Allah’ın subutî sıfatları şunlardır: “Hayat, ilim, irade, kudret, sem’ (işitme), basar (görme), kelam ve tekvin (var etme).”
Bu sıfatların hepsi ezelî, hepsi ebedî, hepsi sonsuz ve hepsi mutlaktır. Bunlarda, ne bir azalma, ne de artma düşünülebilir.
Meselâ, hayat sıfatı ezelde ne ise ebedde de aynıdır. Bizlere hayat bahşetmesi, Allah’ın ihya (hayat verme) fiiliyledir. Bizde hayat yaratmasıyla O’nun hayatında ne bir noksanlık olur, ne de bir fazlalık.

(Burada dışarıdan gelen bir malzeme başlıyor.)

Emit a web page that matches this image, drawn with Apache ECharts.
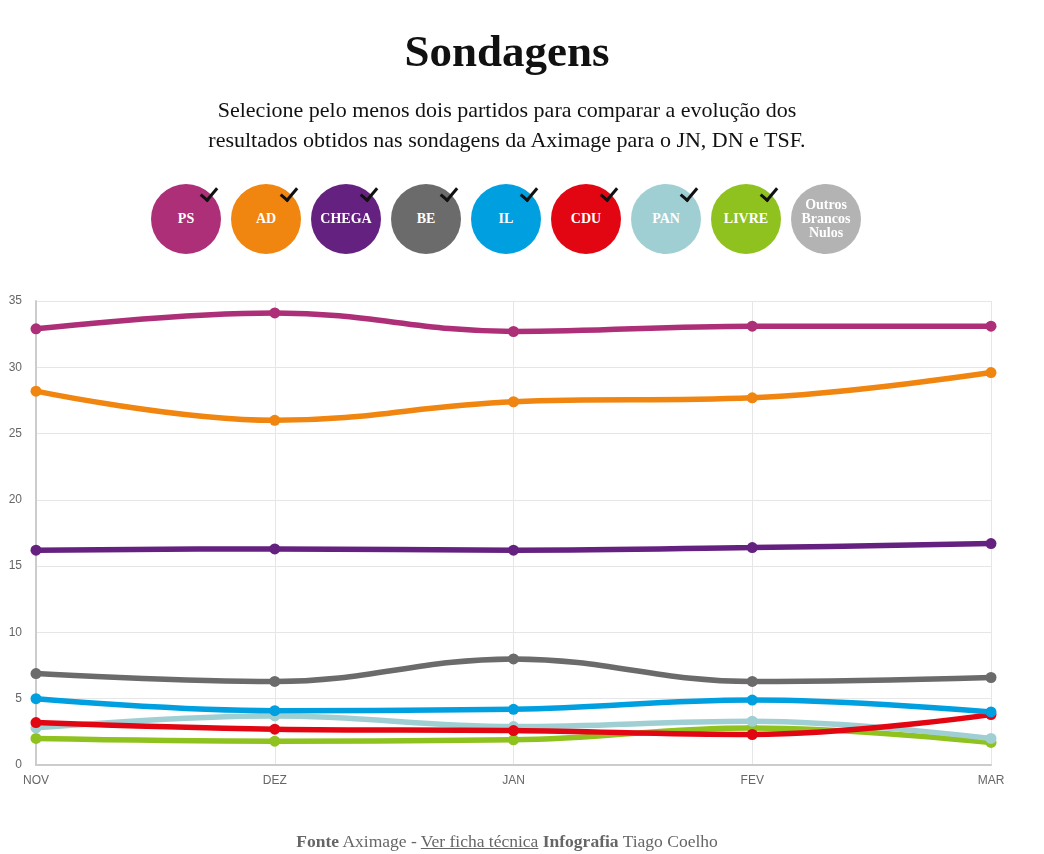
<!DOCTYPE html>
<html>
<head>
<meta charset="utf-8">
<script src="https://cdn.jsdelivr.net/npm/echarts@6/dist/echarts.min.js"></script>
<style>
  html, body { margin:0; padding:0; background:#fff; }
  body { width:1044px; height:854px; position:relative; overflow:hidden; font-family:"Liberation Serif","DejaVu Serif",serif; }
  #chart { position:absolute; left:0; top:0; width:1044px; height:854px; }
  #title { position:absolute; top:25px; left:0; width:1014px; text-align:center; font-size:45px; font-weight:bold; color:#111; }
  #sub { position:absolute; top:95px; left:0; width:1014px; text-align:center; font-size:22px; line-height:30px; color:#111; }
  .bub { position:absolute; top:184px; width:70px; height:70px; border-radius:50%; color:#fff; font-weight:bold; font-size:14px; display:flex; align-items:center; justify-content:center; text-align:center; line-height:14px; }
  .chk { position:absolute; left:53px; top:0px; width:7px; height:14px; border-right:3px solid #111; border-bottom:3px solid #111; transform:rotate(40deg); }
  #foot { position:absolute; top:831px; left:0; width:1014px; text-align:center; font-size:17.5px; color:#666; }
  #foot u { text-decoration:underline; }
</style>
</head>
<body>
<div id="chart"></div>
<div id="title">Sondagens</div>
<div id="sub">Selecione pelo menos dois partidos para comparar a evolução dos<br>resultados obtidos nas sondagens da Aximage para o JN, DN e TSF.</div>
<div id="bubbles"></div>
<div id="foot"><b>Fonte</b> Aximage - <u>Ver ficha técnica</u> <b>Infografia</b> Tiago Coelho</div>
<script>
const months = ["NOV", "DEZ", "JAN", "FEV", "MAR"];
const parties = ["PS", "AD", "CHEGA", "BE", "IL", "CDU", "PAN", "LIVRE"];
const colors = ["#ad2f77", "#f0850f", "#65217f", "#6b6b6b", "#00a0e0", "#e20613", "#9fcfd3", "#8fc21e"];
const PS    = [32.9, 34.1, 32.7, 33.1, 33.1];
const AD    = [28.2, 26.0, 27.4, 27.7, 29.6];
const CHEGA = [16.2, 16.3, 16.2, 16.4, 16.7];
const BE    = [6.9, 6.3, 8.0, 6.3, 6.6];
const IL    = [5.0, 4.1, 4.2, 4.9, 4.0];
const CDU   = [3.2, 2.7, 2.6, 2.3, 3.8];
const PAN   = [2.8, 3.7, 2.9, 3.3, 2.0];
const LIVRE = [2.0, 1.8, 1.9, 2.8, 1.7];
const seriesData = [PS, AD, CHEGA, BE, IL, CDU, PAN, LIVRE];

// bubbles (HTML)
const bubLabels = parties.concat(["Outros<br>Brancos<br>Nulos"]);
const bubColors = colors.concat(["#b3b3b3"]);
const bw = document.getElementById('bubbles');
bubLabels.forEach((l, i) => {
  const d = document.createElement('div');
  d.className = 'bub';
  d.style.left = (151 + i * 80) + 'px';
  d.style.background = bubColors[i];
  d.innerHTML = l + (i < 8 ? '<span class="chk"></span>' : '');
  bw.appendChild(d);
});

const chart = echarts.init(document.getElementById('chart'));
chart.setOption({
  animation: false,
  grid: { left: 36, right: 53, top: 301, bottom: 89 },
  xAxis: {
    type: 'category', data: months, boundaryGap: false,
    axisLine: { show: true, lineStyle: { color: '#cccccc', width: 2 } },
    axisTick: { show: false },
    axisLabel: { color: '#666', fontSize: 12, fontFamily: 'Liberation Sans, Arial', margin: 10 },
    splitLine: { show: true, lineStyle: { color: '#e6e6e6' } }
  },
  yAxis: {
    type: 'value', min: 0, max: 35, interval: 5,
    axisLine: { show: true, lineStyle: { color: '#cccccc', width: 2 } },
    axisTick: { show: false },
    axisLabel: { color: '#666', fontSize: 12, fontFamily: 'Liberation Sans, Arial', margin: 14 },
    splitLine: { show: true, lineStyle: { color: '#e6e6e6' } }
  },
  series: parties.map((p, i) => ({
    name: p, type: 'line', data: seriesData[i],
    smooth: 0.4, z: 20 - i,
    symbol: 'circle', symbolSize: 11,
    lineStyle: { color: colors[i], width: 5.5 },
    itemStyle: { color: colors[i] }
  }))
});
</script>
</body>
</html>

Zât, şuunât, sıfat, fiil, isim münasebetinden de kısaca söz edelim:
Nur Külliyatı’nda bu önemli konu defalarca işlenmiş ve misâllerle izah edilmiştir. Bunlardan birisinin sonunda şu hüküm cümlesine yer verilmiştir:
“İşte bütün âlemdeki âsâr-ı sanat ve bütün mahlukat, her biri birer eser-i mükemmel olduğundan, her biri bir fiile ve fiil ise isme, isim ise vasfa ve vasıf ise şe’ne ve şe’n ise zâta şehadet ettikleri için; masnuat adedince bir tek Sâni’-i Zülcelâl’in vücub-u vücuduna şehadet ve ehadiyetine işaret ettikleri gibi; heyet-i mecmuası ile, silsile-i mahlukat kadar kuvvetli bir tarzda bir mirac-ı marifettir.” (Sözler)
Buna göre, mahlûkatı tefekkür ederken takip edeceğimiz sıra şöylece ortaya konulmuş oluyor: Eser, fiil, isim, sıfat (vasıf), şe’n, zât.

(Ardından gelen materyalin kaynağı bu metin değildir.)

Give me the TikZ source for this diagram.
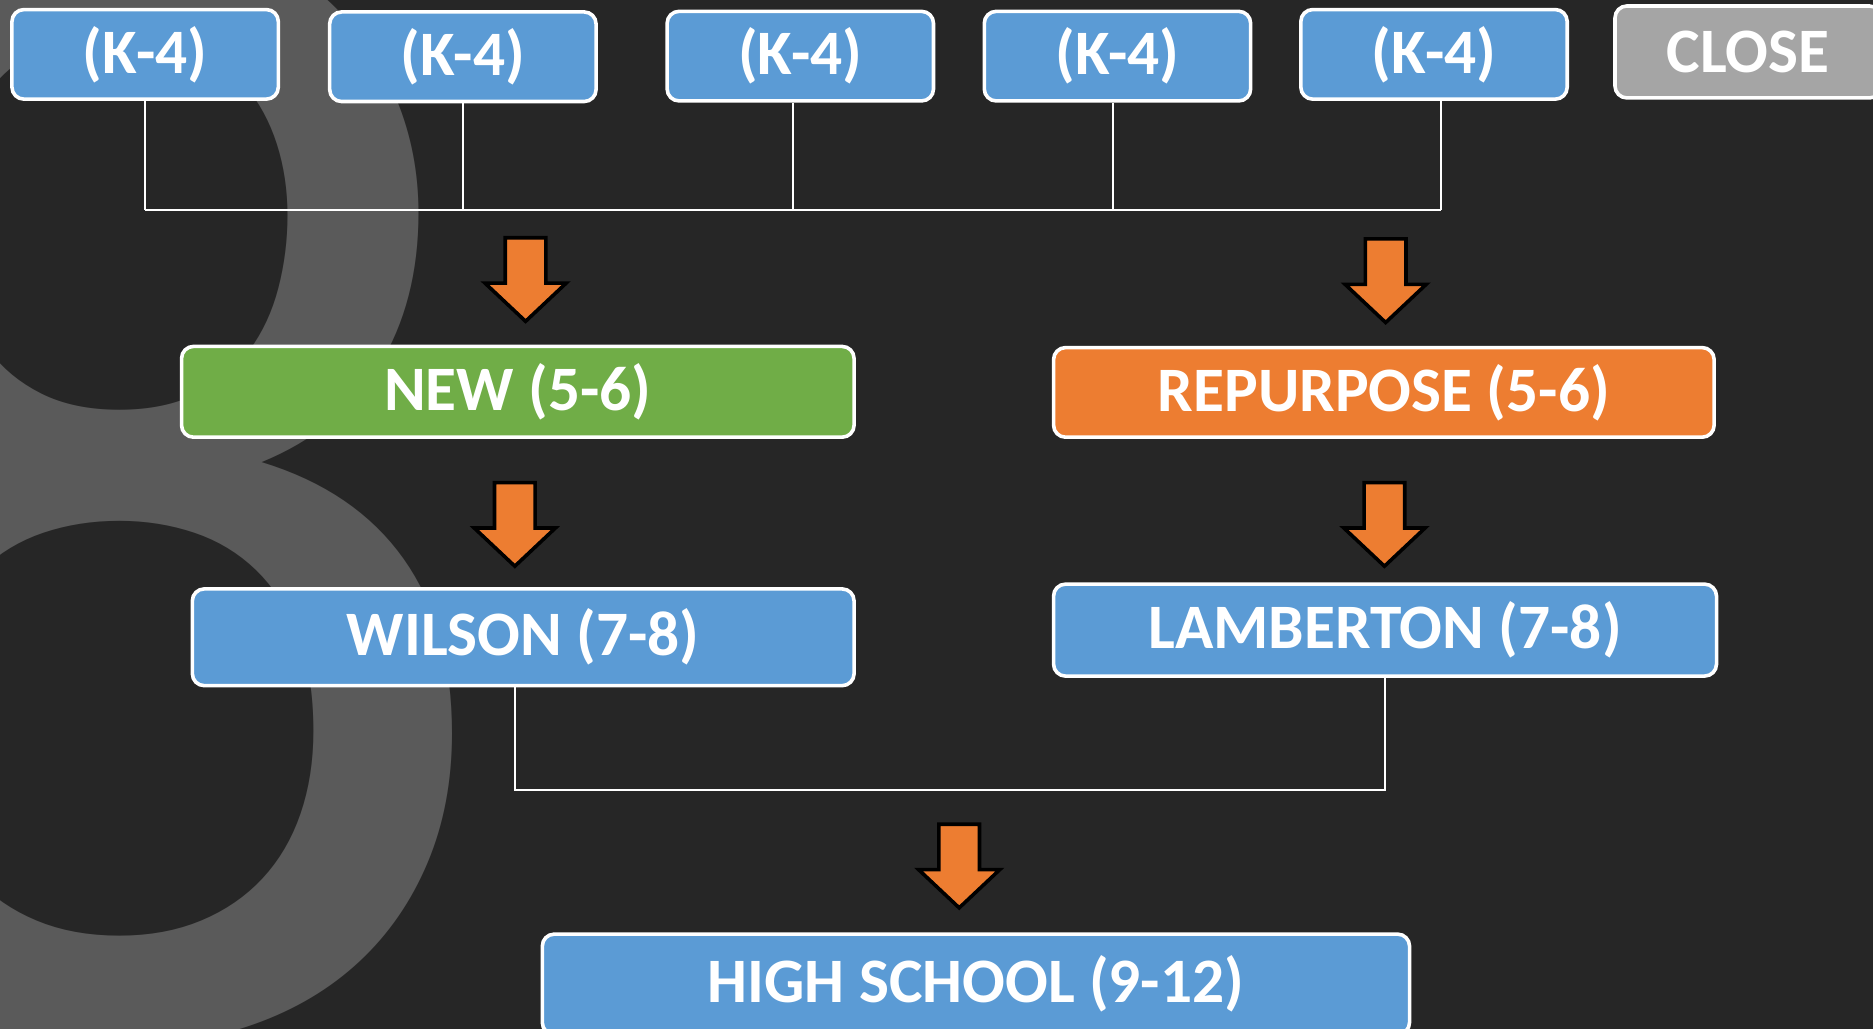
\documentclass[tikz,border=0pt]{standalone}
\usepackage{fontspec}
\setmainfont{Carlito}
\definecolor{bg}{HTML}{262626}
\definecolor{eightgray}{HTML}{5A5A5A}
\definecolor{boxblue}{HTML}{5B9BD5}
\definecolor{boxgreen}{HTML}{70AD47}
\definecolor{boxorange}{HTML}{ED7D31}
\definecolor{boxgray}{HTML}{A5A5A5}
\tikzset{
  box/.style={draw=white, line width=1.5pt, rounded corners=5pt, text=white,
    font=\fontsize{26.5pt}{30pt}\selectfont\bfseries, inner sep=0pt, align=center},
  kbox/.style={box, fill=boxblue, minimum width=111.5pt, minimum height=37.5pt},
  wide/.style={box, minimum height=38pt},
  link/.style={draw=white, line width=0.8pt},
  blockarrow/.style={fill=boxorange, draw=black, line width=1.5pt, miter limit=10}
}
\newcommand{\downarrowat}[2]{%
  \path[blockarrow] (#1-17,#2) -- (#1+17,#2) -- (#1+17,#2+38) -- (#1+34,#2+38)
    -- (#1,#2+70) -- (#1-34,#2+38) -- (#1-17,#2+38) -- cycle;}
\begin{document}
\begin{tikzpicture}[x=0.5pt,y=-0.5pt]
\useasboundingbox (0,0) rectangle (1568,861.4);
\clip (0,0) rectangle (1568,861.4);
\fill[bg] (0,0) rectangle (1568,861.4);
% background numeral
\node[anchor=base, inner sep=0pt, text=eightgray, xscale=0.96,
  font=\fontsize{680pt}{700pt}\selectfont] (eight) at (100,866) {8};
% top row
\node[kbox] (k1) at (121.5,45.5) {(K-4)};
\node[kbox] (k2) at (387.5,47.5) {(K-4)};
\node[kbox] (k3) at (670,47) {(K-4)};
\node[kbox] (k4) at (935.5,47) {(K-4)};
\node[kbox] (k5) at (1200.5,45.5) {(K-4)};
\node[box, fill=boxgray, minimum width=111.5pt, minimum height=38.5pt] (close) at (1463.5,43.5) {CLOSE};
% middle
\node[wide, fill=boxgreen, minimum width=281.5pt] (new) at (433.5,328) {NEW (5-6)};
\node[wide, fill=boxorange, minimum width=276.5pt, minimum height=37.5pt] (rep) at (1158.5,328.5) {REPURPOSE (5-6)};
\node[wide, fill=boxblue, minimum width=277pt, minimum height=40.5pt] (wil) at (438,533.5) {WILSON (7-8)};
\node[wide, fill=boxblue, minimum width=277.5pt, minimum height=38.5pt] (lam) at (1159.5,527.5) {LAMBERTON (7-8)};
\node[wide, fill=boxblue, minimum width=363pt, minimum height=42pt] (hs) at (817,824) {HIGH SCHOOL (9-12)};
% bus lines
\coordinate (bus1) at (0,176);
\coordinate (bus2) at (0,661);
\coordinate (t1) at (k1.south);
\coordinate (t2) at (k2.south);
\coordinate (t3) at ([xshift=-3pt]k3.south);
\coordinate (t4) at ([xshift=-1.75pt]k4.south);
\coordinate (t5) at ([xshift=2.75pt]k5.south);
\draw[link] (t1) -- (t1 |- bus1);
\draw[link] (t2) -- (t2 |- bus1);
\draw[link] (t3) -- (t3 |- bus1);
\draw[link] (t4) -- (t4 |- bus1);
\draw[link] (t5) -- (t5 |- bus1);
\draw[link] (t1 |- bus1) -- (t5 |- bus1);
\coordinate (wl) at ([xshift=-3.5pt]wil.south);
\coordinate (ll) at (lam.south);
\draw[link] (wl) -- (wl |- bus2) -- (ll |- bus2) -- (ll);
% block arrows
\downarrowat{440}{199}
\downarrowat{1160}{200}
\downarrowat{431}{404}
\downarrowat{1159}{404}
\downarrowat{803}{690}
\end{tikzpicture}
\end{document}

Allah’ın, bir mahlûku yaratmasında ise bu sıra şu şekli alıyor: Zât, şe’n, sıfat, isim, fiil, eser.
…
Bir hadis-i kutsîde şöyle buyruluyor:
“Ben gizli bir hazine idim, bilinmeye muhabbet ettim (bilinmek istedim) de kâinatı yarattım.”

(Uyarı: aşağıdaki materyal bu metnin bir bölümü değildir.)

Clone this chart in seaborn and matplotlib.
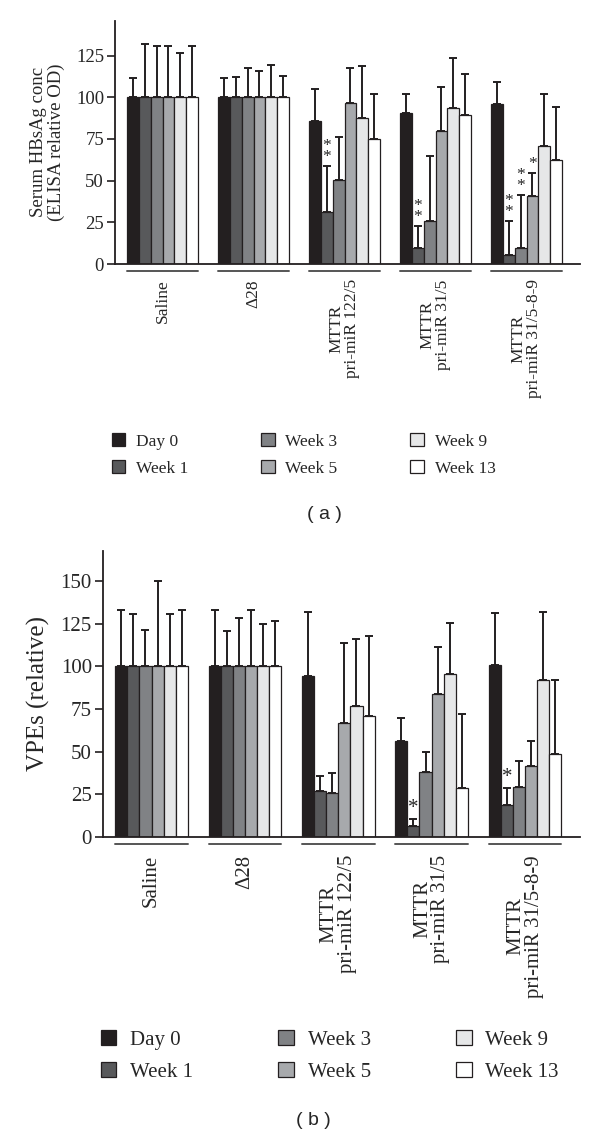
import numpy as np
import pandas as pd
import matplotlib
matplotlib.use("Agg")
import matplotlib.pyplot as plt
from matplotlib.patches import Patch
import seaborn as sns

# ---- data -------------------------------------------------------------
groups = ["Saline", "Δ28", "MTTR\npri-miR 122/5", "MTTR\npri-miR 31/5",
          "MTTR\npri-miR 31/5-8-9"]
weeks = ["Day 0", "Week 1", "Week 3", "Week 5", "Week 9", "Week 13"]
week_colors = ["#231f20", "#58595b", "#808285", "#a7a9ac", "#e6e7e8", "#ffffff"]

# (a) serum HBsAg, rows = groups, cols = weeks
hbsag_mean = [
    [100, 100, 100, 100, 100, 100],
    [100, 100, 100, 100, 100, 100],
    [85.6, 31.2, 50.4, 96.6, 87.6, 74.8],
    [90.6, 9.4, 25.6, 79.8, 93.8, 89.6],
    [96.2, 5.4, 9.6, 40.6, 70.8, 62.4],
]
hbsag_sd = [
    [11.4, 32.0, 30.6, 30.6, 26.4, 30.6],
    [11.4, 12.4, 17.4, 16.0, 19.4, 13.0],
    [19.6, 27.4, 26.0, 20.8, 31.0, 27.0],
    [11.2, 13.2, 39.4, 26.4, 29.8, 24.2],
    [13.2, 20.2, 31.8, 14.0, 31.2, 32.0],
]
hbsag_stars = [(2, 1, "*\n*"), (3, 1, "*\n*"), (4, 1, "*\n*"),
               (4, 2, "*\n*"), (4, 3, "*")]

# (b) VPEs
vpe_mean = [
    [100, 100, 100, 100, 100, 100],
    [100, 100, 100, 100, 100, 100],
    [94.5, 27.0, 26.0, 67.0, 77.0, 71.0],
    [56.5, 6.5, 38.0, 84.0, 95.5, 28.5],
    [101.0, 18.5, 29.5, 41.5, 92.0, 48.5],
]
vpe_sd = [
    [33.0, 30.5, 21.5, 50.0, 30.5, 33.0],
    [33.0, 20.5, 28.5, 33.0, 25.0, 26.5],
    [37.0, 9.0, 11.5, 46.5, 39.0, 46.5],
    [13.0, 4.0, 12.0, 27.5, 30.0, 43.5],
    [30.0, 10.0, 15.0, 14.5, 40.0, 43.5],
]
vpe_stars = [(3, 1, "*"), (4, 1, "*")]

sns.set_theme(style="white")
plt.rcParams["font.family"] = ["Liberation Serif", "DejaVu Serif"]

fig = plt.figure(figsize=(6.0, 11.35), dpi=100)
BAR_W = 0.78


def panel(rect, mean, sd, stars, ylabel, ymax, fs, tfs, yfs, ypad, ul_off, pad):
    ax = fig.add_axes(rect)
    df = pd.DataFrame(
        [(g, w, mean[i][j]) for i, g in enumerate(groups)
         for j, w in enumerate(weeks)],
        columns=["group", "week", "value"])
    sns.barplot(data=df, x="group", y="value", hue="week", order=groups,
                hue_order=weeks, palette=week_colors, width=BAR_W,
                edgecolor="#231f20", linewidth=0.9, errorbar=None,
                legend=False, saturation=1, ax=ax)
    bar_conts = list(ax.containers)
    # one-sided error bars + stars
    for j, cont in enumerate(bar_conts):
        for i, bar in enumerate(cont):
            xc = bar.get_x() + bar.get_width() / 2
            ax.errorbar(xc, mean[i][j], yerr=[[0], [sd[i][j]]], fmt="none",
                        ecolor="#231f20", elinewidth=1.4, capsize=3.2,
                        capthick=1.4, zorder=1)
    for i, j, s in stars:
        bar = bar_conts[j][i]
        xc = bar.get_x() + bar.get_width() / 2
        ax.annotate(s, (xc, mean[i][j] + sd[i][j]), xytext=(0, 1),
                    textcoords="offset points", ha="center", va="bottom",
                    fontsize=fs, linespacing=0.55)
    ax.set_ylim(0, ymax)
    ax.set_xlim(-0.52, 4.59)
    ax.set_yticks([0, 25, 50, 75, 100, 125, 150][: int(ymax // 25) + 1])
    ax.set_xlabel("")
    ax.set_ylabel(ylabel, fontsize=yfs, labelpad=ypad, linespacing=1.05)
    for s in ["top", "right"]:
        ax.spines[s].set_visible(False)
    for s in ["left", "bottom"]:
        ax.spines[s].set_color("#231f20")
        ax.spines[s].set_linewidth(1.3)
    ax.tick_params(axis="y", length=6, width=1.2, color="#231f20",
                   labelsize=tfs, left=True, pad=2)
    ax.tick_params(axis="x", length=0, labelsize=fs, pad=pad)
    for lab in ax.get_xticklabels():
        lab.set_rotation(90)
        lab.set_va("top")
        lab.set_ha("center")
        lab.set_multialignment("center")
        lab.set_linespacing(0.95)
    for k in range(len(groups)):
        ax.plot([k - BAR_W / 2, k + BAR_W / 2], [ul_off, ul_off],
                transform=ax.get_xaxis_transform(), clip_on=False,
                color="#555555", lw=1.4)
    return ax


ax_a = panel([0.192, 0.7674, 0.775, 0.2144], hbsag_mean, hbsag_sd,
             hbsag_stars, "Serum HBsAg conc\n(ELISA relative OD)", 146,
             12.5, 13.5, 13.5, 8, -0.029, 11)
ax_b = panel([0.1717, 0.2626, 0.795, 0.2522], vpe_mean, vpe_sd, vpe_stars,
             "VPEs (relative)", 167.7, 15, 15, 18, 8, -0.0245, 13)

handles = [Patch(facecolor=c, edgecolor="#231f20", linewidth=0.9)
           for c in week_colors]
fig.legend(handles, weeks, ncol=3, loc="upper left",
           bbox_to_anchor=(0.186, 0.6185), frameon=False, fontsize=12.5,
           handlelength=0.8, handleheight=0.8, handletextpad=0.6,
           columnspacing=4.2, labelspacing=0.6, borderpad=0,
           borderaxespad=0)
fig.legend(handles, weeks, ncol=3, loc="upper left",
           bbox_to_anchor=(0.168, 0.0927), frameon=False, fontsize=15,
           handlelength=0.75, handleheight=0.75, handletextpad=0.65,
           columnspacing=4.1, labelspacing=0.6, borderpad=0,
           borderaxespad=0)

fig.text(0.54, 0.5463, "( a )", ha="center", va="center", fontsize=14,
         family=["Liberation Sans", "DejaVu Sans"])
fig.text(0.523, 0.0132, "( b )", ha="center", va="center", fontsize=14,
         family=["Liberation Sans", "DejaVu Sans"])

fig.savefig("out.png", dpi=100)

Bu kutsî hadisin ışığında şöyle diyebiliriz: Bu varlık âleminin yaratılmasında ilk safha, Allah’ın bilinmeye muhabbet etmesidir. Bu ise ilâhî şuunâttan bir şe’ndir.
Bu ilâhî istekten sonra, kâinatın yaratılması irade edilmiştir, irade ise bir ilâhî sıfattır. Bu irade ile birlikte, âlemin yaratılmasında kudret, ilim gibi bütün sıfatlar faaliyet göstermişlerdir. Demek ki sıfatları faaliyete geçiren şuunâttır.
Sıfatlar belli sayıda olmakla birlikte, bunlardan sonsuz fiiller zuhur etmiştir ve bu fiillerden her birisi, Allah’ın, ezelden beri var olan bir ismine dayanır. Mesela, terbiye fiilinin Rab ismine dayanması gibi.
Mahlûkatın yaratılmasıyla tecelli eden isimler, fiilî isimlerdir; Rezzak, Hâlık, Muhyî, Mümit gibi...
Zâtî isimlerin varlığına bu âlemde birçok delil varsa da bu isimler tecelli etmezler. Meselâ, Kadîm ismi hiçbir şeyde tecelli etmez. Çünkü evveli olmamak ancak Allah’a mahsustur. Ama biz, eşyanın evvellerine bakarak bunları yaratan Allah, Kadîm’dir, ezelîdir diyebiliriz. Yani, Allah’ın Kadîm ismini eşyanın evvellerinde okuyabiliriz, fakat bu bir tecelli değildir.